Joseph Tracy brook7 at sover.net
Tue May 29 11:01:15 CDT 2012


Finished Warlock Sunday afternoon. Very intense book. Too gloomy to not feel a bit lop-sided. Maybe I am too easily seduced by the kindness and beauty in the world, but the darkness felt just a little too mechanical or inevitable.  Hall does draw one into this world with a kind of physical compulsion.  I frequently rose and paced with nervous energy , feeling engaged at the level of blood, nerve and emotion. Robert Stone's introduction was a brilliant summary of the theme, and  I'm glad I read it. The kind of thing "leaders" should be forced to read but of course won't. Planting bean seeds and broccoli in my garden holds a place in my mind that showdown shootouts never will.  A thought that is probably irrelevant and definitely imperfectly stated. 

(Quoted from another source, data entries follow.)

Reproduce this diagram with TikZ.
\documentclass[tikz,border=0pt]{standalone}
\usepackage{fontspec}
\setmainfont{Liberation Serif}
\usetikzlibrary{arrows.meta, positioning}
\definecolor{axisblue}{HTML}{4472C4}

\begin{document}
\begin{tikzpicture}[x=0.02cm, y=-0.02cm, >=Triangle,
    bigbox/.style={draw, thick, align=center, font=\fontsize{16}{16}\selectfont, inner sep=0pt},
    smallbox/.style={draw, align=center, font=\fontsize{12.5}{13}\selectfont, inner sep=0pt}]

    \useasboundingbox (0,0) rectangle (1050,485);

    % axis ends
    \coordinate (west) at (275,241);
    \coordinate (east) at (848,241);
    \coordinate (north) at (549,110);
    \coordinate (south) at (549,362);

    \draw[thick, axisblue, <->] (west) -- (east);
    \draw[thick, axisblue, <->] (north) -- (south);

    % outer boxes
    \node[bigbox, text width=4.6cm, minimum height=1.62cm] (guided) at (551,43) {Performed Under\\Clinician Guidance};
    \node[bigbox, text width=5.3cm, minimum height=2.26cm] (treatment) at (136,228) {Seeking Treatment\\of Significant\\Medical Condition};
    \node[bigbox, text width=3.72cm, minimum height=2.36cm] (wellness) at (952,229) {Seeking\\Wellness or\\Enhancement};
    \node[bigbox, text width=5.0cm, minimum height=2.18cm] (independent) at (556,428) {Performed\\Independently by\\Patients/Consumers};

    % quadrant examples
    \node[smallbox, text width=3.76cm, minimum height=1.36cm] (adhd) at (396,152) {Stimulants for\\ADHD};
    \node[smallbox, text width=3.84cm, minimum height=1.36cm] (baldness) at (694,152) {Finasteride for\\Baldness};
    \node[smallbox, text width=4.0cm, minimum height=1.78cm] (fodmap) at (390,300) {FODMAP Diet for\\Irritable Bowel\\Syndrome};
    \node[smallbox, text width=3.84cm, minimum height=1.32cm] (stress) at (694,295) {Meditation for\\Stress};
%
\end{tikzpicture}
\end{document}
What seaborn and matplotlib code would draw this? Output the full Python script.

Was there ever a P-List reading of Warlock? Would love to read P-listers responses. If anyone has any thoughts I would like to hear them. The other phenomena I note is a kind of fast fade, both  of the emotional impact and of the intellectual  questions raised.  This makes me wonder about the quality of ambiguity in Pynchon- that part of the pleasure is the impossibility of fast digestion. There are so many questions raised by a P novel, so many things that reward review and exchange of view, that one never feels done.  Less dramatic, but more like good music or poetry in its ability to offer pleasure through several hearings. 

I'm also reading Gary Snyder's The Practice of the Wild. It covers many of the same topics as Warlock of colonialism, the myth of progress and law, the compulsion of warrior civilizations to assault the wild commons. But Snyder puts an emphasis on the resiliency of nature and the resiliency  those traditions  or practices or ways of living that root themselves in nature and treasure the wild.  As I read I find myself in dialog with everything I know about life, I find so much that constitutes a commons of experience and so much compassion that I feel more patient without losing passion.  

Is there a fundamental addiction to dramatic crescendo, war  and eucatastrophe that undermines the full potential of fiction or is that the natural essence of narrative fiction? In the last couple-three decades the fiction writers whose work I have come to deeply love  and look forward to are Pynchon, Margaret Atwood, Barbara Kingsolver, Zora Neale Hurston, Naguib Mahfouz,  with serious nods to individual works of Delillo, Ellison,  R Stone, Walter Mosley, Momaday , Hoeg, Le Guin and several others.  Every book one reads through adds something to one's picture of the world, ones ability to think and write and occasionally even to act with greater balance and  wisdom. Still, I appear destined to be a slow learner.